I have seen the terms semi-canonicalized and canonicalized used in relation to the Fock matrix, density matrices, and orbitals; however, I am unsure what these terms actually describe.

For instance:

In the communication: ROHF theory made simple.

At convergence of the iterative procedure, the orbitals resulting from our optimization procedure are the same as the semicanonical orbitals previously proposed in the literature.

Or in the paper: Canonical density matrix perturbation theory.

The canonical density matrix perturbation theory can be used to calculate temperature-dependent response properties.

How do the semi-canonicalized and canonicalized terms relate to the Fock matrix, density matrices, and orbitals? Is it possible to switch between them?


1 Answer 1


For simplicity, I will stick to the restricted Hartree-Fock level of theory since the question of canonical and semi-canonical orbitals already exists there.

Let's remember the SCF equations: ${\bf F C} = {\bf SCE}$, where ${\bf F}$ and ${\bf S}$ are the Fock and overlap matrices, with ${\bf C}$ the orbital coefficients and ${\bf E}$ the corresponding orbital energies.

Left-projecting the SCF equation by ${\bf C}^{\rm T}$ gives ${\bf C}^{\rm T} {\bf F C} = {\bf E}$, since ${\bf C}^{\rm T}{\bf SC}={\bf 1}$ is the basis set version of the orbital orthonormality condition $\langle i | j \rangle = \delta_{ij}$.

We can identify ${\bf C}^{\rm T} {\bf F C}$ as the Fock matrix in the molecular orbital basis, ${\bf F}^{\rm MO} = {\bf C}^{\rm T} {\bf F C}$.

By definition, canonical orbitals diagonalize the Fock matrix: $\boldsymbol{F}^{\text{MO}}=\left(\begin{array}{ccc} \epsilon_{1} & \cdots & 0\\ \vdots & \ddots & \vdots\\ 0 & \cdots & \epsilon_{n} \end{array}\right)$

and typically, the first $N$ orbitals are occupied.

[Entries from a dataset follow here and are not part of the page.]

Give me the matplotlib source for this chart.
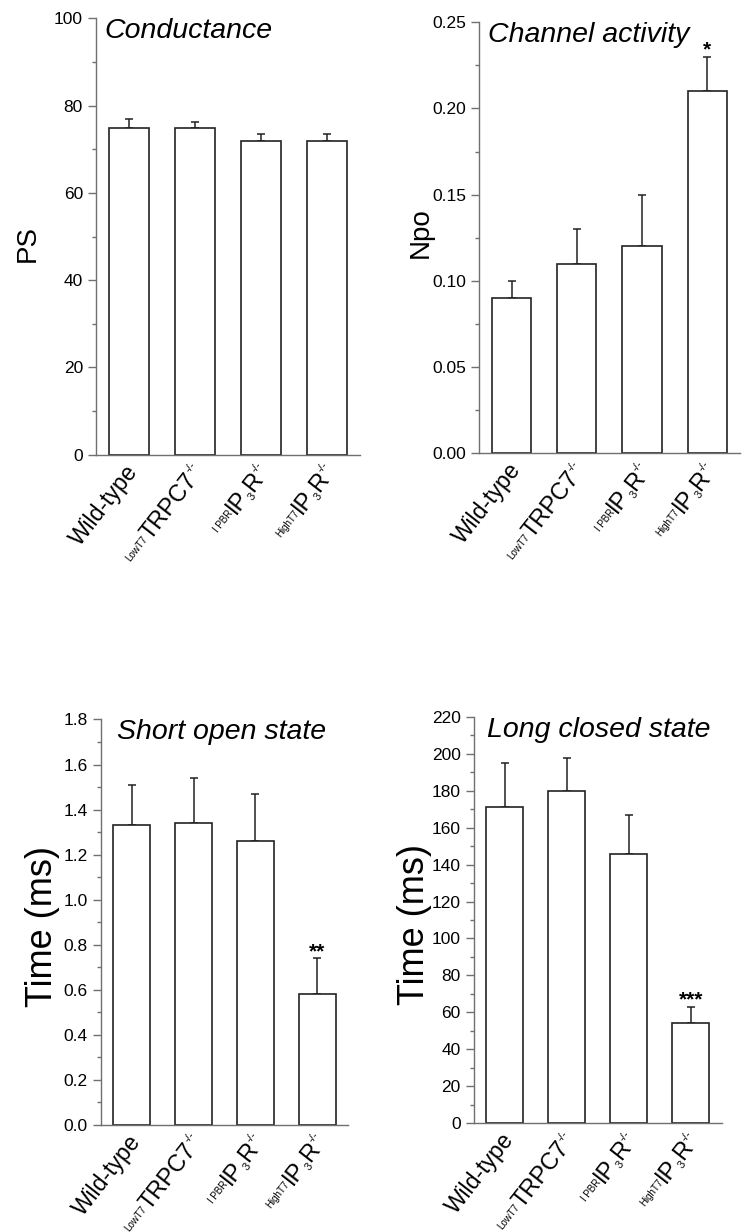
import math
import matplotlib
matplotlib.use("Agg")
import matplotlib.pyplot as plt
from matplotlib.ticker import MultipleLocator, FormatStrFormatter
from matplotlib.font_manager import FontProperties
from matplotlib.transforms import offset_copy

plt.rcParams["font.family"] = ["Liberation Sans", "DejaVu Sans"]

# ============================================================
# DATA
# ============================================================

# each group label: (text, size in pt, baseline shift in pt)
group_labels = [
    [("Wild-type", 16.5, 0)],
    [("LowT7", 7, 2), ("TRPC7", 17, 0), ("-/-", 8, 7.5)],
    [("I PBR", 7, 2), ("IP", 17, 0), ("3", 8, -3), ("R", 17, 0), ("-/-", 8, 7.5)],
    [("HighT7", 7, 2), ("IP", 17, 0), ("3", 8, -3), ("R", 17, 0), ("-/-", 8, 7.5)],
]

conductance = [75, 75, 72, 72]
conductance_err = [2.0, 1.3, 1.4, 1.6]

npo = [0.09, 0.11, 0.12, 0.21]
npo_err = [0.01, 0.02, 0.03, 0.02]

short_open = [1.33, 1.34, 1.26, 0.58]
short_open_err = [0.18, 0.20, 0.21, 0.16]

long_closed = [171, 180, 146, 54]
long_closed_err = [24, 18, 21, 9]

stars_npo = ["", "", "", "*"]
stars_short = ["", "", "", "**"]
stars_long = ["", "", "", "***"]

AXIS_GRAY = "#707070"
BAR_EDGE = "#222222"
ROT = 52


fig = plt.figure(figsize=(7.51, 12.32), dpi=100)
renderer = fig.canvas.get_renderer()


def text_width_pt(s, size):
    prop = FontProperties(family="Liberation Sans", size=size)
    w, h, d = renderer.get_text_width_height_descent(s, prop, ismath=False)
    return w * 72.0 / fig.dpi


def draw_group_label(ax, xi, pieces, dx=7.0, dy=-12.0):
    # pieces laid along a rotated baseline, right-aligned at the tick
    th = math.radians(ROT)
    ux, uy = math.cos(th), math.sin(th)
    nx, ny = -math.sin(th), math.cos(th)
    widths = [text_width_pt(s, sz) for s, sz, _ in pieces]
    total = sum(widths)
    pos = -total
    for (s, sz, shift), w in zip(pieces, widths):
        ox = dx + pos * ux + shift * nx
        oy = dy + pos * uy + shift * ny
        tr = offset_copy(ax.get_xaxis_transform(), fig=fig, x=ox, y=oy,
                         units="points")
        ax.text(xi, 0, s, transform=tr, fontsize=sz, rotation=ROT,
                rotation_mode="anchor", ha="left", va="baseline",
                clip_on=False)
        pos += w


def panel(rect, values, errs, title, title_x, ylabel, ylab_size, ylab_xy,
          ylim, major, minor, fmt, stars=None):
    ax = fig.add_axes(rect)
    x = list(range(len(values)))
    ax.bar(x, values, width=0.6, color="white", edgecolor=BAR_EDGE,
           linewidth=1.2, zorder=2)
    ax.errorbar(x, values, yerr=[[0] * len(errs), errs], fmt="none",
                ecolor=BAR_EDGE, elinewidth=1.1, capsize=3, capthick=1.1,
                zorder=1)

    ax.set_xlim(-0.5, 3.5)
    ax.set_ylim(*ylim)
    ax.yaxis.set_major_locator(MultipleLocator(major))
    ax.yaxis.set_minor_locator(MultipleLocator(minor))
    ax.yaxis.set_major_formatter(FormatStrFormatter(fmt))

    for s in ["top", "right"]:
        ax.spines[s].set_visible(False)
    for s in ["left", "bottom"]:
        ax.spines[s].set_color(AXIS_GRAY)
        ax.spines[s].set_linewidth(1.0)

    ax.tick_params(axis="y", which="major", length=6, width=1,
                   color=AXIS_GRAY, labelsize=12.5, pad=3.5)
    ax.tick_params(axis="y", which="minor", length=3, width=1,
                   color=AXIS_GRAY)
    ax.set_xticks([])

    for xi, pieces in zip(x, group_labels):
        draw_group_label(ax, xi, pieces)

    ax.set_ylabel(ylabel, fontsize=ylab_size)
    ax.yaxis.set_label_coords(*ylab_xy)
    ax.text(title_x, 1.0, title, transform=ax.transAxes, fontsize=20.5,
            style="italic", ha="left", va="top")

    if stars:
        for xi, v, e, s in zip(x, values, errs, stars):
            if s:
                ax.annotate(s, (xi, v + e), xytext=(0, -2),
                            textcoords="offset points", ha="center",
                            va="bottom", fontsize=15, fontweight="bold")
    return ax


panel([0.128, 0.631, 0.351, 0.354], conductance, conductance_err,
      "Conductance", 0.03, "PS", 20, (-0.21, 0.485),
      (0, 100), 20, 10, "%d")
panel([0.638, 0.632, 0.347, 0.350], npo, npo_err,
      "Channel activity", 0.034, "Npo", 20, (-0.176, 0.513),
      (0, 0.25), 0.05, 0.025, "%.2f", stars=stars_npo)
panel([0.1345, 0.087, 0.329, 0.329], short_open, short_open_err,
      "Short open state", 0.065, "Time (ms)", 26, (-0.168, 0.49),
      (0, 1.8), 0.2, 0.1, "%.1f", stars=stars_short)
panel([0.631, 0.0885, 0.330, 0.3295], long_closed, long_closed_err,
      "Long closed state", 0.052, "Time (ms)", 26, (-0.168, 0.49),
      (0, 220), 20, 10, "%d", stars=stars_long)

fig.savefig("out.png", dpi=100)
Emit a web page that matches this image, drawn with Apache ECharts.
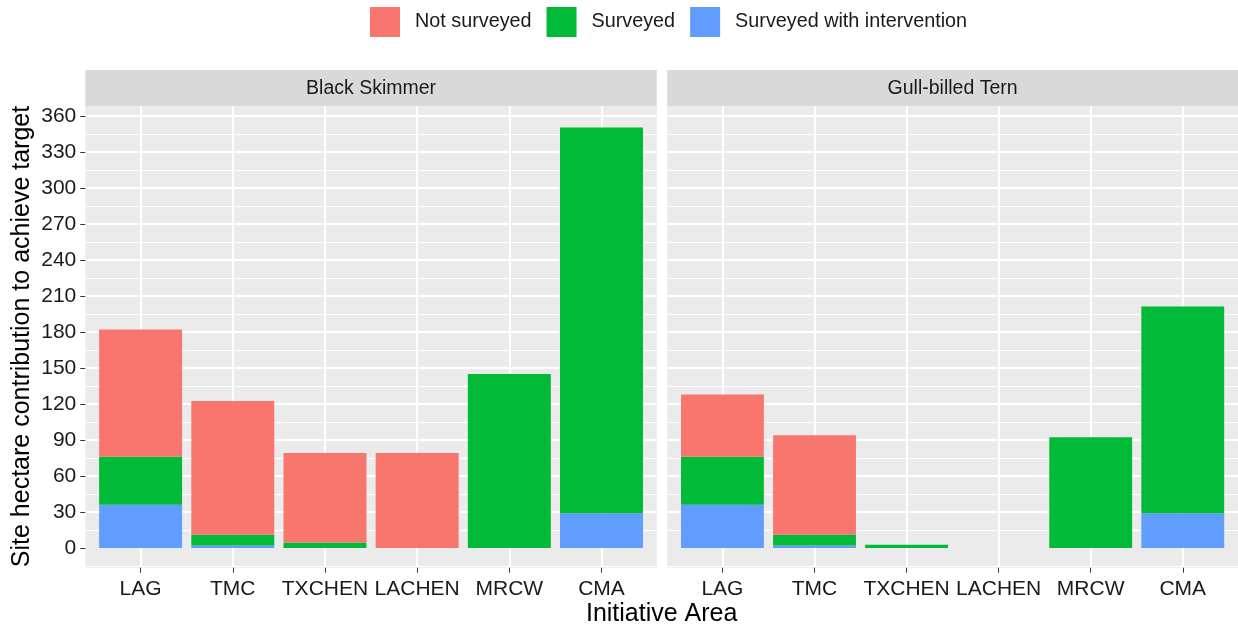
<!DOCTYPE html>
<html>
<head>
<meta charset="utf-8">
<script src="https://cdn.jsdelivr.net/npm/echarts@6/dist/echarts.min.js"></script>
<style>
html,body{margin:0;padding:0;background:#fff;}
#chart{width:1238px;height:628px;}
</style>
</head>
<body>
<div id="chart"></div>
<script>
const categories = ['LAG', 'TMC', 'TXCHEN', 'LACHEN', 'MRCW', 'CMA'];
const panels = ['Black Skimmer', 'Gull-billed Tern'];
const legendNames = ['Not surveyed', 'Surveyed', 'Surveyed with intervention'];
// stacked segment heights (bottom -> top: intervention, surveyed, not surveyed)
const skimmerIntervention = [36, 2, 0, 0, 0, 29];
const skimmerSurveyed = [40, 9, 4.5, 0, 145, 321.5];
const skimmerNotSurveyed = [106, 111.5, 74.7, 79.2, 0, 0];
const ternIntervention = [36, 2, 0, 0, 0, 29];
const ternSurveyed = [40, 9, 2.8, 0, 92.3, 172.2];
const ternNotSurveyed = [52, 83, 0, 0, 0, 0];
const yTicks = [0, 30, 60, 90, 120, 150, 180, 210, 240, 270, 300, 330, 360];

const colors = {
  'Not surveyed': '#F8766D',
  'Surveyed': '#00BA38',
  'Surveyed with intervention': '#619CFF'
};
const FONT = '"Liberation Sans", Arial, Helvetica, sans-serif';
const panelData = [
  { 'Surveyed with intervention': skimmerIntervention, 'Surveyed': skimmerSurveyed, 'Not surveyed': skimmerNotSurveyed },
  { 'Surveyed with intervention': ternIntervention, 'Surveyed': ternSurveyed, 'Not surveyed': ternNotSurveyed }
];

// layout (pixels)
const panelBoxes = [
  { x: 85.3, w: 571.5 },
  { x: 667.2, w: 570.8 }
];
const panelTop = 106, panelBottom = 567.7, stripTop = 70;
const valTop = 116, valBottom = 584; // pixel rows of 360 and -30
const unitOf = b => b.w / 6.2;

const grids = [], xAxes = [], yAxes = [], series = [];
// grids 0,1: bar grids (inset by 0.1 category unit so bands match ggplot's 0.6 expansion)
panelBoxes.forEach((b, p) => {
  const u = unitOf(b);
  grids.push({ left: b.x + 0.1 * u, width: 6 * u, top: valTop, height: valBottom - valTop });
  xAxes.push({ type: 'category', gridIndex: p, data: categories, show: false });
  yAxes.push({ type: 'value', gridIndex: p, min: -30, max: 360, interval: 30, show: false, splitLine: { show: false } });
});
// grids 2,3: full panel width — horizontal gridlines and y axis labels
panelBoxes.forEach((b, p) => {
  grids.push({ left: b.x, width: b.w, top: valTop, height: valBottom - valTop });
  xAxes.push({ type: 'category', gridIndex: 2 + p, data: categories, show: false });
  yAxes.push({
    type: 'value', gridIndex: 2 + p, min: -30, max: 360, interval: 30,
    axisLine: { show: false },
    axisTick: { show: p === 0, length: 5, customValues: yTicks, lineStyle: { color: '#333', width: 1 } },
    axisLabel: { show: p === 0, customValues: yTicks, margin: 9, fontSize: 21, color: '#1a1a1a', fontFamily: FONT },
    splitLine: { show: true, showMinLine: false, lineStyle: { color: '#ffffff', width: 2 } },
    minorTick: { show: false, splitNumber: 2 },
    minorSplitLine: { show: true, lineStyle: { color: '#ffffff', width: 1 } }
  });
});
// grids 4,5: category centres at the edges, full panel height — vertical gridlines, x ticks/labels
panelBoxes.forEach((b, p) => {
  const u = unitOf(b);
  grids.push({ left: b.x + 0.6 * u, width: 5 * u, top: panelTop, height: panelBottom - panelTop });
  xAxes.push({
    type: 'category', gridIndex: 4 + p, data: categories, boundaryGap: false,
    axisLine: { show: false },
    axisTick: { show: true, length: 5, interval: 0, lineStyle: { color: '#333', width: 1 } },
    axisLabel: { interval: 0, margin: 11, fontSize: 21, color: '#1a1a1a', fontFamily: FONT },
    splitLine: { show: true, interval: 0, lineStyle: { color: '#ffffff', width: 2 } }
  });
  yAxes.push({ type: 'value', gridIndex: 4 + p, show: false, min: 0, max: 1, splitLine: { show: false } });
});

[0, 1].forEach(p => {
  ['Surveyed with intervention', 'Surveyed', 'Not surveyed'].forEach(name => {
    series.push({
      name: name, type: 'bar', xAxisIndex: p, yAxisIndex: p, stack: 'panel' + p,
      barWidth: '90%', z: 3,
      itemStyle: { color: colors[name] },
      emphasis: { disabled: true },
      data: panelData[p][name]
    });
  });
});

const graphics = [];
panelBoxes.forEach((b, p) => {
  graphics.push({ type: 'rect', z: -100, silent: true,
    shape: { x: b.x, y: panelTop, width: b.w, height: panelBottom - panelTop },
    style: { fill: '#EBEBEB' } });
  graphics.push({ type: 'rect', z: -100, silent: true,
    shape: { x: b.x, y: stripTop, width: b.w, height: panelTop - stripTop },
    style: { fill: '#D9D9D9' } });
  graphics.push({ type: 'text', z: 10, silent: true, x: b.x + b.w / 2, y: (stripTop + panelTop) / 2 + 1,
    style: { text: panels[p], fill: '#1a1a1a', fontSize: 19.5, fontFamily: FONT, textAlign: 'center', textVerticalAlign: 'middle' } });
});
graphics.push({ type: 'text', silent: true, x: 661.7, y: 614,
  style: { text: 'Initiative Area', fill: '#000', fontSize: 25, fontFamily: FONT, textAlign: 'center', textVerticalAlign: 'middle' } });
graphics.push({ type: 'text', silent: true, x: 22, y: 336.5, rotation: Math.PI / 2,
  style: { text: 'Site hectare contribution to achieve target', fill: '#000', fontSize: 25, fontFamily: FONT, textAlign: 'center', textVerticalAlign: 'middle' } });

const chart = echarts.init(document.getElementById('chart'), null, { renderer: 'canvas' });
chart.setOption({
  animation: false,
  backgroundColor: '#ffffff',
  textStyle: { fontFamily: FONT },
  legend: {
    data: legendNames, left: 370, top: 7, padding: 0, icon: 'rect', itemWidth: 30, itemHeight: 30, itemGap: 15,
    selectedMode: false,
    textStyle: { fontSize: 19.8, color: '#1a1a1a', fontFamily: FONT, padding: [2, 0, 0, 10] }
  },
  grid: grids,
  xAxis: xAxes,
  yAxis: yAxes,
  series: series,
  graphic: graphics
});
</script>
</body>
</html>
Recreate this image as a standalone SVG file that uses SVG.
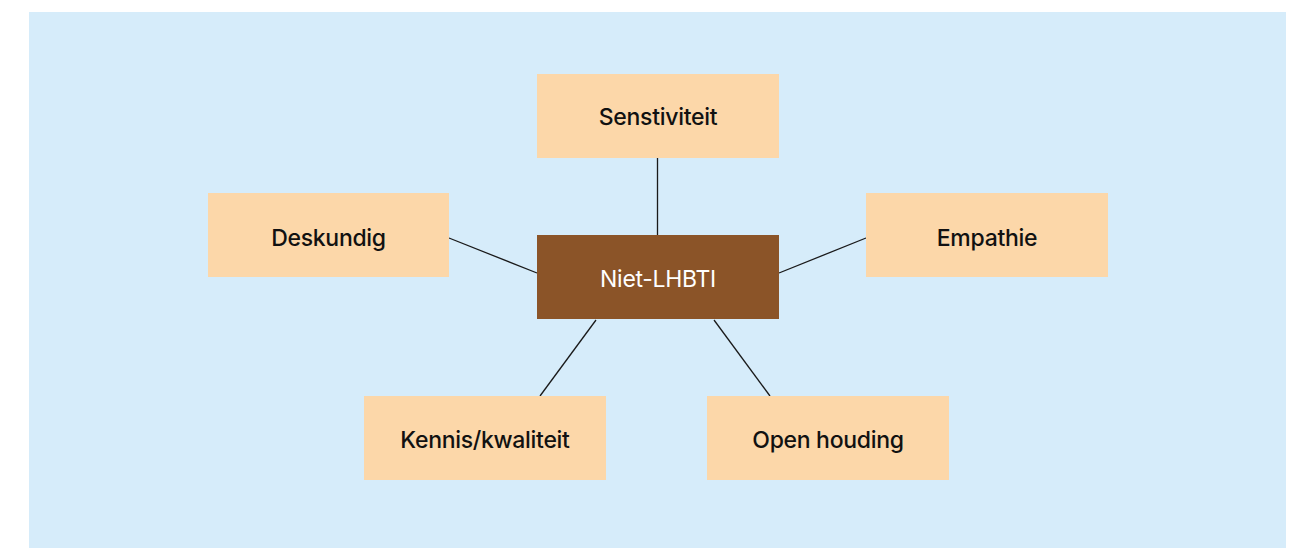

Semicanonical orbitals only diagonalize the occupied-occupied and the virtual-virtual blocks, while the occupied-virtual and virtual-occupied blocks may be nonzero: $\boldsymbol{F}^{\text{MO}}=\left(\begin{array}{cc} \boldsymbol{\epsilon}_{o} & \boldsymbol{\Delta}_{ov}\\ \boldsymbol{\Delta}_{vo} & \boldsymbol{\epsilon}_{v} \end{array}\right)$.

Once you have defined the orbitals via the Fock matrices, you can build density matrices.

It is in general not possible to switch between the canonical and the semicanonical forms, since the transformation to canonize semicanonical orbitals may change the orbitals in a way that is not allowed by the theory.

For instance, semicanonical orbitals are used in several self-consistent field convergence algorithms in order to precondition the descent direction. Semicanonization does not affect the energy of the wave function at the SCF level of theory, meaning you can diagonalize the Fock matrix in the occupied and virtual blocks; then, you have a pretty good estimate for the diagonal Hessian as $\epsilon_{a}-\epsilon_{i}$ where $\epsilon_a$ and $\epsilon_i$ denote virtual and occupied orbital diagonal values.

The semicanonical and canonical orbitals are only the same in SCF when the orbitals satisfy the SCF equations, i.e. the occupied-virtual gradients vanish, $\boldsymbol{\Delta}_{ov}={\bf 0}$.

PS. the second paper you linked talks about "canonical (NVT) free-energy ensembles" which is a thermodynamical concept which should not be confused with the present context of orbitals.